As a history lesson, it was amazing. The thousands outside East Ham Town Hall, everybody in their Sunday best. The trestle tables with sandwiches inside the town hall, the wives and children of the team, the pride and delight shone through. Alan Sealey and his wife showing the cup to the hordes of fans. That was a community, that’s what we’ve lost.

I shouldn’t wallow in all this nostalgia, someone will say we saw some of that when David Moyes and the team returned from Prague to Stratford, but it didn’t last long. Will those photos be shown some 58 years from now. I wonder. Where will our club be then?

So this week, as the war with the board continues, a sit on Sunday and a big march ahead of the Burnley game on 8 November still to come, we’ve had talk of share issues to raise money. That's something that should have happened months ago.

Limited lip service has been paid to the FAB/Hammers United and client journalists and the usual grifters are defending the board. Some cheap shots too, aimed at the HU organisers.

Of course we are told there is no money for the January transfer window and Lucas Paqueta’s future comes up again, while Nuno Espirito Santo doesn’t seem to be allowed the coaching staff he wants, while losing the fans already with some bizarre team selections.

By January it may be too late. We have ten tough games before then: Newcastle, Brighton twice, Burnley, Bournemouth, Liverpool, Manchester United, Manchester City, Aston Villa and Fulham. I can see about three wins there.
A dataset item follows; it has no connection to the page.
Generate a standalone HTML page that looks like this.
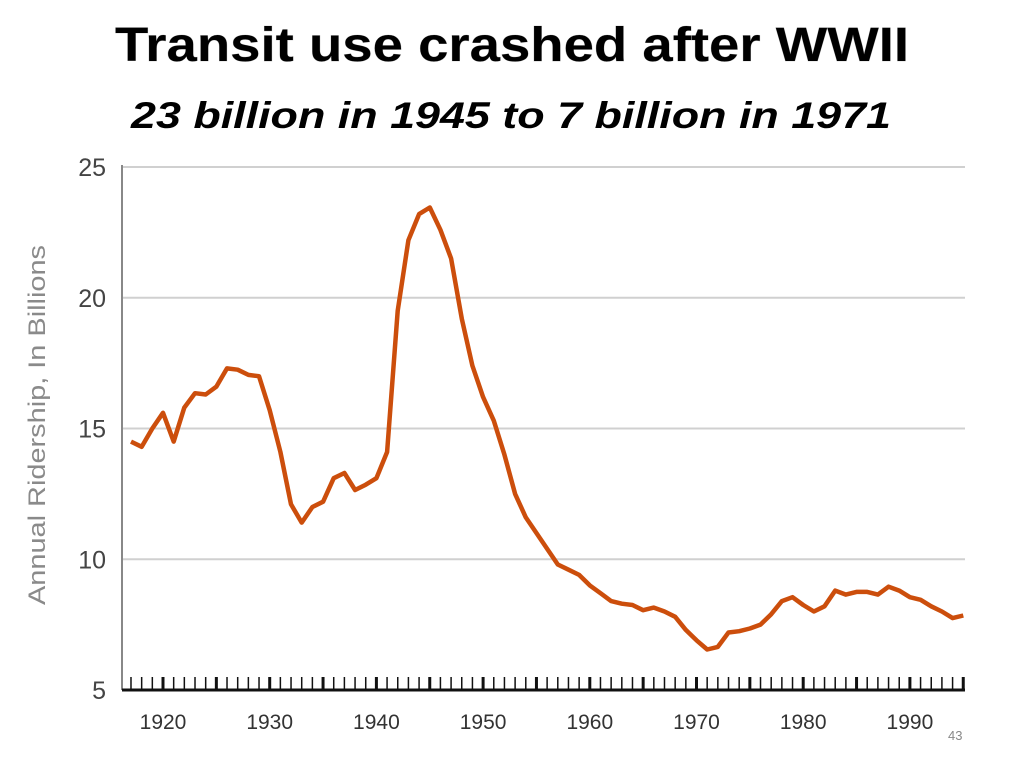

We’ve got four points, and will probably need around 38 to avoid relegation. That means 34 points now from 28 games. Best of luck with that.

Relegation will be a total disaster. Gone will be the TV money Sullivan relies so heavily on, the parachute money will be needed to pay off the loans we have, all revenues will drop and you can bet the stadium owners have already thought of shutting down parts of their London Stadium—probably the top tiers and even one of the ends to save money.

They won’t need to employ as many staff for a 25,000 crowd. There will be another fire sale of our players, and the value of those shares will drop alarmingly. Try getting £800m for the club then, Mr. Sullivan.

You can see I’ve had far too much time on my hands of late. Our only hope is that Nuno galvanises a dispirited squad into something that may fight for their lives. For us, for our legacy and heritage.